The next day we mainly spent exploring the Collosseum and the Roman Forum. We had already downloaded some excellent audio guides to our phones from Rick Steves‘ website. A red hot day, so after several hours in the Collosseum we went in search of more gelato down the side streets to the south of the Collosseum.
Which reminds me of Italian drivers. No, stay with me on this one! We’re all aware of the perils of using mobile phones whilst driving, but what about eating ice cream? Imagine my surprise to see a woman driving past in a little Fiat CinqueCento while eating a gelato cone! I only wish I’d been quicker with my camera and captured the moment. Crazy Italian Drivers…
Funniest comment in the forum was from an American guy we passed, who was clearly very fed up and far less impressed than his wife. I was wandering around the ruins when I heard him shout across to his wife – ‘Hey, look, there’s some more ancient shit over here!’ Poor bloke, but can’t help admire him for his honesty!
In the evening we settled for a meal in the hotel. A little bizarre that our main courses consisted just of meat. No potatoes or chips; no vegetables; just meat. We asked for a side dish of salad and got a bowl full of rocket. Maybe the chef is new?

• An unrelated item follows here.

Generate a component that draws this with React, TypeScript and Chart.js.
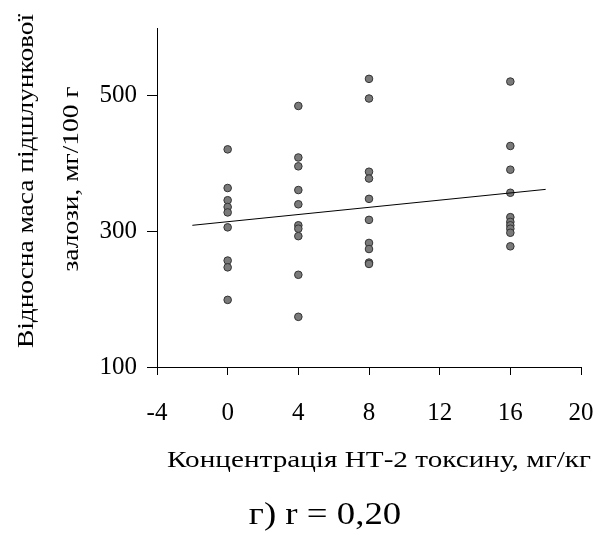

Next day, the Castel Sant’Angelo. A remarkable monument, which has served different purposes over the centuries. We visited it partly because of the Dan Brown connection, as a location in the excellent ‘Angels & Demons’ movie. After exploring all that we could, we stopped for a coffee in the small restaurant at the top, with its stunning views all over Rome. Our final afternoon around the pool, then back out for a last romantic meal in the heart of the old city. We stumbled upon the Patricii et Plebei restaurant on the Via del Lavatore. Really unusual interior, with a medieval-themed painted ceiling, and background music provided by someone playing a harp. Excellent food as we had come to expect, and a carafe of a very drinkable house red.
Almost all of our trips were made so much easier by Rome’s Metro. Fast, frequent and clean, and of course included in our Roma passes. One of the hidden highlights was the ‘Rubicchio’ cartoon on the train. The episode we saw was about his exploits in Pompeii at the time of the Vesuvius eruption. Can’t wait to see the next episode! – maybe we can find it on YouTube?
Lowlifes – Whenever you travel abroad, a small minority will always try to take advantage. Even though we were fully prepared and expecting it, a few people managed to sneak under the radar. So in no particular order, some lowlife worthy of a special mention:
The Caffe Borghese, Piazza Borghese, for ‘upselling’. Given a choice between a small and large bottled beer, I naturally asked for a large one (at 6€). What actually arrived was a litre of draught in a huge glass stein. Not a problem when you’re thirsty, and the dish of crisps was a very welcome touch. But the final bill was for ‘Table Buffet’ (14€).
Then there was the little Chinese guy in the souvenir shop close to the Collosseum. We bought a cheap trinket but were short-changed. It was only after leaving the shop that we spotted he had substituted 2x 5 cents in place of 2x 50 cents. He deals with the currency every day, so it would seem quite deliberate. Still, only 90 cents down, and a useful indicator for the future.
Next was the mini-market near the Metro station on the Via Baldo degli Ubaldi. We bought some beers and snacks to take back to the hotel. Forewarned by the earlier experience, I made a point of counting the change on the counter before picking it up. No surprise to find it was short by one euro. The shopkeeper was very apologetic and readily corrected it, but there must be a small fortune to be made from short-changing tourists every day like this.
Finally, the ‘Woman helping at the train station’. On the last day, just a moment’s indecision after the ticket office while trying to find the platform for the Leonardo Express to the airport. We’ve all encountered ‘false guides’ before and should have known better. A respectably dressed young woman walking past asked if we needed any help. ‘Platform one?’ – ‘Yes, follow me’. Then at the platform at the top of the adjacent escalator, ‘Can you help me with some money, in return for helping you?’ Needless to say, she got the Paddington stare!
Rant mode over. After all, these were just minor irritations in what must be our best holiday ever – Glorious sunshine; ancient monuments to explore at every turn; sitting on benches eating gelato; and some excellent food and drink in some of the most romantic locations imaginable.
We’ve both thrown a coin over our shoulder into the Trevi Fountain, so I’m sure we’ll be back for more one day!